#### DATASET EXCERPT

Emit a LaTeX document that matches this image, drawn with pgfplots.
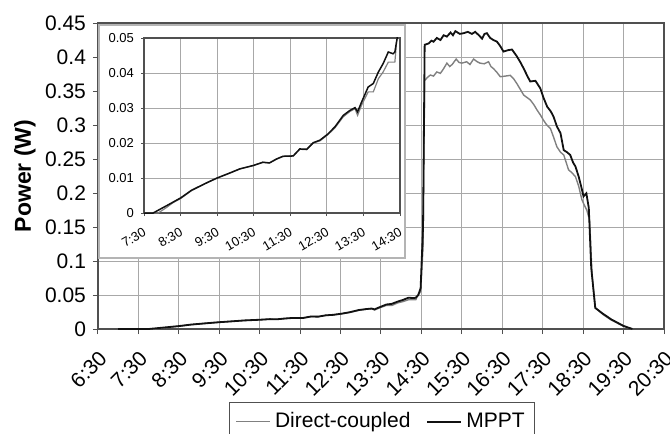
\documentclass[border=0pt]{standalone}
\usepackage{pgfplots}
\pgfplotsset{compat=1.18}
\usepackage{pgfplotstable}
\usepackage{fontspec}
\setmainfont{Liberation Sans}
\definecolor{gridc}{HTML}{A8A8A8}
\definecolor{framec}{HTML}{505050}
\definecolor{dcgrey}{HTML}{808080}
\definecolor{mppt}{HTML}{111111}
\definecolor{boxc}{HTML}{B4B4B4}

% time in decimal hours, power in W
\pgfplotstableread{
t p
7.00 0
7.89 0
8.12 0.0016
8.30 0.0030
8.50 0.0041
8.80 0.0064
9.21 0.0086
9.50 0.0100
9.84 0.0114
10.12 0.0126
10.50 0.0136
10.75 0.0145
10.93 0.0143
11.12 0.0154
11.30 0.0162
11.58 0.0163
11.76 0.0182
11.95 0.0181
12.13 0.0200
12.31 0.0206
12.52 0.0223
12.72 0.0243
12.95 0.0275
13.13 0.0290
13.27 0.0298
13.34 0.0279
13.45 0.0308
13.63 0.0346
13.77 0.0346
13.91 0.0384
14.04 0.0403
14.18 0.0431
14.36 0.0431
14.41 0.0493
14.48 0.055
14.54 0.12
14.58 0.365
14.63 0.369
14.72 0.3735
14.80 0.372
14.88 0.378
14.97 0.376
15.05 0.383
15.13 0.391
15.20 0.386
15.26 0.389
15.36 0.397
15.43 0.392
15.50 0.391
15.62 0.393
15.70 0.389
15.79 0.397
15.88 0.393
15.95 0.391
16.05 0.390
16.16 0.393
16.22 0.386
16.28 0.383
16.36 0.378
16.45 0.371
16.58 0.372
16.70 0.373
16.78 0.368
16.86 0.361
16.95 0.352
17.03 0.344
17.19 0.337
17.28 0.330
17.36 0.322
17.44 0.315
17.52 0.307
17.60 0.300
17.69 0.295
17.77 0.282
17.85 0.268
17.94 0.260
18.02 0.256
18.08 0.245
18.14 0.234
18.22 0.230
18.31 0.224
18.39 0.210
18.47 0.190
18.53 0.182
18.59 0.175
18.66 0.160
18.72 0.080
18.80 0.031
19.00 0.021
19.20 0.013
19.50 0.0040
19.72 0
}\direct

\pgfplotstableread{
t p
7.00 0
7.75 0
8.12 0.0021
8.50 0.0043
8.80 0.0065
9.21 0.0086
9.50 0.0100
9.84 0.0114
10.12 0.0126
10.50 0.0136
10.75 0.0145
10.93 0.0143
11.12 0.0154
11.30 0.0162
11.58 0.0163
11.76 0.0183
11.95 0.0182
12.13 0.0201
12.31 0.0208
12.52 0.0225
12.72 0.0246
12.95 0.0279
13.13 0.0293
13.27 0.0301
13.34 0.0289
13.45 0.0317
13.63 0.0360
13.77 0.0370
13.91 0.0403
14.04 0.0427
14.18 0.0460
14.31 0.0455
14.36 0.0460
14.42 0.0498
14.48 0.060
14.54 0.150
14.58 0.418
14.68 0.420
14.75 0.424
14.80 0.4225
14.88 0.428
14.97 0.425
15.05 0.432
15.13 0.430
15.22 0.436
15.28 0.432
15.34 0.438
15.45 0.434
15.54 0.435
15.65 0.437
15.75 0.434
15.83 0.437
15.92 0.432
16.00 0.427
16.06 0.434
16.12 0.435
16.20 0.428
16.28 0.425
16.37 0.4225
16.45 0.416
16.53 0.408
16.64 0.410
16.74 0.411
16.86 0.401
16.95 0.392
17.03 0.383
17.12 0.372
17.19 0.364
17.32 0.365
17.44 0.354
17.52 0.340
17.61 0.327
17.70 0.320
17.77 0.312
17.85 0.298
17.94 0.288
18.02 0.263
18.10 0.260
18.18 0.256
18.25 0.245
18.31 0.239
18.39 0.224
18.45 0.210
18.51 0.195
18.58 0.1995
18.64 0.178
18.70 0.090
18.80 0.031
19.00 0.022
19.20 0.014
19.50 0.0045
19.72 0
}\mppt

\begin{document}
\begin{tikzpicture}
\begin{axis}[
  scale only axis, width=283pt, height=153pt,
  xmin=6.5, xmax=20.5, ymin=0, ymax=0.45,
  xtick={6.5,7.5,...,20.5},
  xticklabels={6:30,7:30,8:30,9:30,10:30,11:30,12:30,13:30,14:30,15:30,16:30,17:30,18:30,19:30,20:30},
  ytick={0,0.05,...,0.45},
  yticklabels={0,0.05,0.1,0.15,0.2,0.25,0.3,0.35,0.4,0.45},
  scaled ticks=false,
  /pgf/number format/assume math mode=true,
  ticklabel style={font=\fontsize{10.5}{12}\selectfont},
  xticklabel style={rotate=45, anchor=north east, xshift=-2.2pt, yshift=-2pt},
  tick pos=left, tick align=outside, major tick length=2.5pt,
  tick style={framec, line width=0.5pt},
  grid=major, grid style={gridc, line width=0.5pt},
  axis line style={framec, line width=0.6pt},
  ylabel={\bfseries Power (W)},
  ylabel style={font=\fontsize{11.5}{13}\selectfont, at={(axis description cs:-0.129,0.5)}, anchor=center},
  legend style={at={(0.502,-0.2386)}, anchor=north, draw=framec, line width=0.6pt,
    font=\fontsize{10.5}{12}\selectfont, legend columns=2,
    inner xsep=3pt, inner ysep=3pt,
    /tikz/every even column/.append style={column sep=6pt}},
  legend image code/.code={\draw[#1] (0pt,0pt) -- (17pt,0pt);},
]
\addplot[dcgrey, line width=0.7pt] table[x=t, y=p] {\direct};
\addplot[mppt, line width=0.9pt] table[x=t, y=p] {\mppt};
\legend{Direct-coupled, MPPT}
\end{axis}

\fill[white, draw=boxc, line width=0.6pt] (0.5pt,35.5pt) rectangle (153.5pt,152pt);

\begin{axis}[
  at={(23pt,58pt)}, anchor=south west,
  scale only axis, width=128pt, height=87.5pt,
  xmin=7.5, xmax=14.5, ymin=0, ymax=0.05,
  xtick={7.5,8.5,...,14.5},
  xticklabels={7:30,8:30,9:30,10:30,11:30,12:30,13:30,14:30},
  ytick={0,0.01,...,0.05},
  yticklabels={0,0.01,0.02,0.03,0.04,0.05},
  scaled ticks=false,
  /pgf/number format/assume math mode=true,
  ticklabel style={font=\fontsize{6.5}{7.5}\selectfont},
  xticklabel style={rotate=30, anchor=north east, yshift=-1pt},
  tick pos=left, tick align=outside, major tick length=1.5pt,
  tick style={framec, line width=0.4pt},
  grid=major, grid style={gridc, line width=0.45pt},
  axis line style={framec, line width=0.6pt},
]
\addplot[dcgrey, line width=0.6pt] table[x=t, y=p] {\direct};
\addplot[mppt, line width=0.75pt] table[x=t, y=p] {\mppt};
\end{axis}

\pgfresetboundingbox
\path (-49pt,-52.5pt) rectangle (286pt,164.5pt);
\end{tikzpicture}
\end{document}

#### EXERCISE OBJECTIVE
Your task is an exact transcription of all the data, minus the pictures.

#### EXPECTED ANSWER
Emit a LaTeX document that matches this image, drawn with pgfplots.
\documentclass[border=0pt]{standalone}
\usepackage{pgfplots}
\pgfplotsset{compat=1.18}
\usepackage{pgfplotstable}
\usepackage{fontspec}
\setmainfont{Liberation Sans}
\definecolor{gridc}{HTML}{A8A8A8}
\definecolor{framec}{HTML}{505050}
\definecolor{dcgrey}{HTML}{808080}
\definecolor{mppt}{HTML}{111111}
\definecolor{boxc}{HTML}{B4B4B4}

% time in decimal hours, power in W
\pgfplotstableread{
t p
7.00 0
7.89 0
8.12 0.0016
8.30 0.0030
8.50 0.0041
8.80 0.0064
9.21 0.0086
9.50 0.0100
9.84 0.0114
10.12 0.0126
10.50 0.0136
10.75 0.0145
10.93 0.0143
11.12 0.0154
11.30 0.0162
11.58 0.0163
11.76 0.0182
11.95 0.0181
12.13 0.0200
12.31 0.0206
12.52 0.0223
12.72 0.0243
12.95 0.0275
13.13 0.0290
13.27 0.0298
13.34 0.0279
13.45 0.0308
13.63 0.0346
13.77 0.0346
13.91 0.0384
14.04 0.0403
14.18 0.0431
14.36 0.0431
14.41 0.0493
14.48 0.055
14.54 0.12
14.58 0.365
14.63 0.369
14.72 0.3735
14.80 0.372
14.88 0.378
14.97 0.376
15.05 0.383
15.13 0.391
15.20 0.386
15.26 0.389
15.36 0.397
15.43 0.392
15.50 0.391
15.62 0.393
15.70 0.389
15.79 0.397
15.88 0.393
15.95 0.391
16.05 0.390
16.16 0.393
16.22 0.386
16.28 0.383
16.36 0.378
16.45 0.371
16.58 0.372
16.70 0.373
16.78 0.368
16.86 0.361
16.95 0.352
17.03 0.344
17.19 0.337
17.28 0.330
17.36 0.322
17.44 0.315
17.52 0.307
17.60 0.300
17.69 0.295
17.77 0.282
17.85 0.268
17.94 0.260
18.02 0.256
18.08 0.245
18.14 0.234
18.22 0.230
18.31 0.224
18.39 0.210
18.47 0.190
18.53 0.182
18.59 0.175
18.66 0.160
18.72 0.080
18.80 0.031
19.00 0.021
19.20 0.013
19.50 0.0040
19.72 0
}\direct

\pgfplotstableread{
t p
7.00 0
7.75 0
8.12 0.0021
8.50 0.0043
8.80 0.0065
9.21 0.0086
9.50 0.0100
9.84 0.0114
10.12 0.0126
10.50 0.0136
10.75 0.0145
10.93 0.0143
11.12 0.0154
11.30 0.0162
11.58 0.0163
11.76 0.0183
11.95 0.0182
12.13 0.0201
12.31 0.0208
12.52 0.0225
12.72 0.0246
12.95 0.0279
13.13 0.0293
13.27 0.0301
13.34 0.0289
13.45 0.0317
13.63 0.0360
13.77 0.0370
13.91 0.0403
14.04 0.0427
14.18 0.0460
14.31 0.0455
14.36 0.0460
14.42 0.0498
14.48 0.060
14.54 0.150
14.58 0.418
14.68 0.420
14.75 0.424
14.80 0.4225
14.88 0.428
14.97 0.425
15.05 0.432
15.13 0.430
15.22 0.436
15.28 0.432
15.34 0.438
15.45 0.434
15.54 0.435
15.65 0.437
15.75 0.434
15.83 0.437
15.92 0.432
16.00 0.427
16.06 0.434
16.12 0.435
16.20 0.428
16.28 0.425
16.37 0.4225
16.45 0.416
16.53 0.408
16.64 0.410
16.74 0.411
16.86 0.401
16.95 0.392
17.03 0.383
17.12 0.372
17.19 0.364
17.32 0.365
17.44 0.354
17.52 0.340
17.61 0.327
17.70 0.320
17.77 0.312
17.85 0.298
17.94 0.288
18.02 0.263
18.10 0.260
18.18 0.256
18.25 0.245
18.31 0.239
18.39 0.224
18.45 0.210
18.51 0.195
18.58 0.1995
18.64 0.178
18.70 0.090
18.80 0.031
19.00 0.022
19.20 0.014
19.50 0.0045
19.72 0
}\mppt

\begin{document}
\begin{tikzpicture}
\begin{axis}[
  scale only axis, width=283pt, height=153pt,
  xmin=6.5, xmax=20.5, ymin=0, ymax=0.45,
  xtick={6.5,7.5,...,20.5},
  xticklabels={6:30,7:30,8:30,9:30,10:30,11:30,12:30,13:30,14:30,15:30,16:30,17:30,18:30,19:30,20:30},
  ytick={0,0.05,...,0.45},
  yticklabels={0,0.05,0.1,0.15,0.2,0.25,0.3,0.35,0.4,0.45},
  scaled ticks=false,
  /pgf/number format/assume math mode=true,
  ticklabel style={font=\fontsize{10.5}{12}\selectfont},
  xticklabel style={rotate=45, anchor=north east, xshift=-2.2pt, yshift=-2pt},
  tick pos=left, tick align=outside, major tick length=2.5pt,
  tick style={framec, line width=0.5pt},
  grid=major, grid style={gridc, line width=0.5pt},
  axis line style={framec, line width=0.6pt},
  ylabel={\bfseries Power (W)},
  ylabel style={font=\fontsize{11.5}{13}\selectfont, at={(axis description cs:-0.129,0.5)}, anchor=center},
  legend style={at={(0.502,-0.2386)}, anchor=north, draw=framec, line width=0.6pt,
    font=\fontsize{10.5}{12}\selectfont, legend columns=2,
    inner xsep=3pt, inner ysep=3pt,
    /tikz/every even column/.append style={column sep=6pt}},
  legend image code/.code={\draw[#1] (0pt,0pt) -- (17pt,0pt);},
]
\addplot[dcgrey, line width=0.7pt] table[x=t, y=p] {\direct};
\addplot[mppt, line width=0.9pt] table[x=t, y=p] {\mppt};
\legend{Direct-coupled, MPPT}
\end{axis}

\fill[white, draw=boxc, line width=0.6pt] (0.5pt,35.5pt) rectangle (153.5pt,152pt);

\begin{axis}[
  at={(23pt,58pt)}, anchor=south west,
  scale only axis, width=128pt, height=87.5pt,
  xmin=7.5, xmax=14.5, ymin=0, ymax=0.05,
  xtick={7.5,8.5,...,14.5},
  xticklabels={7:30,8:30,9:30,10:30,11:30,12:30,13:30,14:30},
  ytick={0,0.01,...,0.05},
  yticklabels={0,0.01,0.02,0.03,0.04,0.05},
  scaled ticks=false,
  /pgf/number format/assume math mode=true,
  ticklabel style={font=\fontsize{6.5}{7.5}\selectfont},
  xticklabel style={rotate=30, anchor=north east, yshift=-1pt},
  tick pos=left, tick align=outside, major tick length=1.5pt,
  tick style={framec, line width=0.4pt},
  grid=major, grid style={gridc, line width=0.45pt},
  axis line style={framec, line width=0.6pt},
]
\addplot[dcgrey, line width=0.6pt] table[x=t, y=p] {\direct};
\addplot[mppt, line width=0.75pt] table[x=t, y=p] {\mppt};
\end{axis}

\pgfresetboundingbox
\path (-49pt,-52.5pt) rectangle (286pt,164.5pt);
\end{tikzpicture}
\end{document}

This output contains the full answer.